Compare the following statement of Judge Learned Hand in Smolik v. Philadelphia Reading Coal Iron Co., D.C.S.D.N Y 1915, 222 F. 148, 151:
"When it is said that a foreign corporation will be taken to have consented to the appointment of an agent to accept service, the court does not mean that as a fact it has consented at all, because the corporation does not in fact consent; but the court, for purposes of justice, treats it as if it had. It is true that the consequences so imputed to it lie within its own control, since it need not do business within the state, but that is not equivalent to a consent; actually it might have refused to appoint, and yet its refusal would make no difference. The court, in the interests of justice, imputes results to the voluntary act of doing business within the foreign state, quite independently of any intent."
See also International Shoe Co. v. State of Washington, 1945, 326 U.S. 310, 318, 66 S.Ct. 154, 90 L.Ed. 95, 161 A.L.R. 1057.
We do not think, however, that the provisions of the Massachusetts nonresident motorist statute operate to create an agency in any true sense or that the jurisdiction which Massachusetts exercises over nonresidents under that act is in reality based upon their consent to be sued. The theory of implied agency and consent as a basis for asserting jurisdiction over a nonresident motorist was doubtless incorporated by the legislature into this statute by analogy to the procedure which had been developed in the field of jurisdiction over foreign corporations. It may well have been a concession to the conservatism of the bar which likes to cling to traditional concepts for support even when entering new fields. But the inclusion of this fictional consent does not, in our opinion, provide the real basis for the exercise of power by Massachusetts over the nonresident motorist. That basis, we think, is afforded by the nonresident motorist's act in operating a dangerous instrumentality, a motor vehicle, in the state. This act gives the state jurisdiction over him to the extent necessary to require him, by extraterritorial service of process, if need be, to answer within its borders the claims of those who may have been there injured by his act. In considering the Massachusetts statute involved in the present case the Supreme Court in Hess v. Pawloski, 1927, 274 U.S. 352, at page 356, 47 S.Ct. 632, 633, 71 L.Ed. 1091, pointed out that it "operates to require a nonresident to answer for his conduct in the state where arise causes of action alleged against him" and held that in so providing with respect to nonresident operators of motor vehicles in the state it does not contravene the due process clause of the Fourteenth Amendment.

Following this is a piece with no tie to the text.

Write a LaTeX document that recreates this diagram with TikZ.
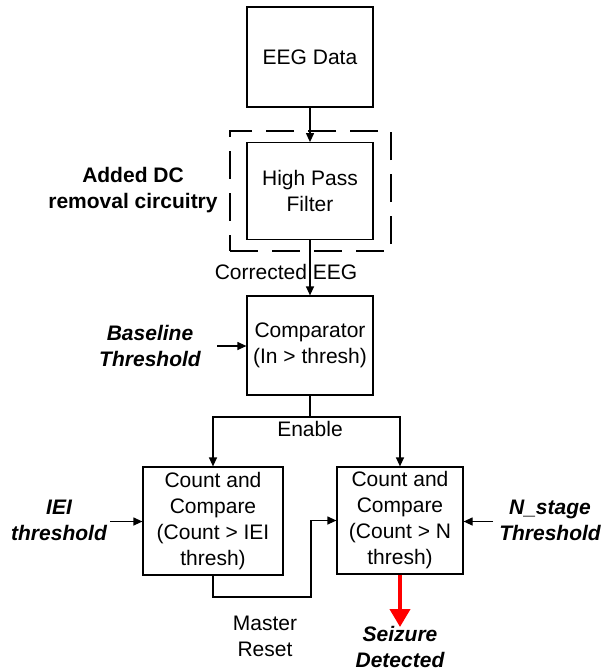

The view which we take of the basis of the jurisdiction of a Massachusetts court over a nonresident motorist is supported by the Restatements. The Supreme Court has indicated that the exercise of jurisdiction in personam by a state over one who is not present in the state does not offend the due process clause if he has "certain minimum contacts with it such that the maintenance of the suit does not offend `traditional notions of fair play and substantial justice.'" It is settled for us that operating a motor vehicle on the highways of the state is such a contact.
Restatement, Conflict of Laws, 1948 Supplement:
"§ 84. Jurisdiction Over One Who Does Acts or Owns Things in a State.
"A court by proper service of process may acquire jurisdiction over an individual not domiciled within the state who does acts or owns things in a state which are of a sort dangerous to life or property, as to causes of action arising out of such acts or such ownership, if a statute of the state so provides at the time when the cause of action arises."
§ 23 of the Restatement of Judgments is to the same effect.
See also Goodrich on Conflict of Laws, 3d ed., pp. 200-204; Goodrich, "Six Years of Conflict of Laws," pp. 19, 20; Culp, "Recent Developments in Actions against Nonresident Motorists," 1938, 37 Mich.L.Rev. 59; Scott, "Jurisdiction over Nonresident Motorists," 1926, 39 Harv. L.Rev. 563.
Hendrick v. State of Maryland, 1915, 235 U.S. 610, 35 S.Ct. 140, 59 L.Ed. 385; Kane v. State of New Jersey, 1916, 242 U.S. 160, 37 S.Ct. 30, 61 L.Ed. 222; Hess v. Pawloski, 1927, 274 U.S. 352, 47 S.Ct. 632, 71 L.Ed. 1091.
Judge Learned Hand in his opinion in Kilpatrick v. Texas P. Ry. Co., 2 Cir., 1948, 166 F.2d 788, 791, put the matter as follows:
"It is settled that, given the proper procedural support for doing so, a state may give judgment in personam against a nonresident, who has only passed through its territory, if the judgment be upon a liability incurred while he was within its borders. (Hess v. Pawloski, 274 U.S. 352, 47 S.Ct. 632, 71 L.Ed. 1091.) That, we conceive, rests upon another principle. The presence of the obligor within the state subjects him to its law while he is there, and allows it to impose upon him any obligation which its law entails upon his conduct. Had it been possible at the moment when the putative liability arose to set up a piepowder court pro hac vice, the state would have had power to adjudicate the liability then and there; and his departure should not deprive it of the jurisdiction in personam so acquired."
It follows from what has been said that while the defendant by operating its motor vehicle in Massachusetts subjected itself to the power of the State to require it to answer the plaintiff's claim in a suit in a state court, it did not thereby voluntarily consent to be sued or waive its federal venue privilege. The action of the district court in dismissing the complaint was, therefore, right.
The judgment of the district court will be affirmed.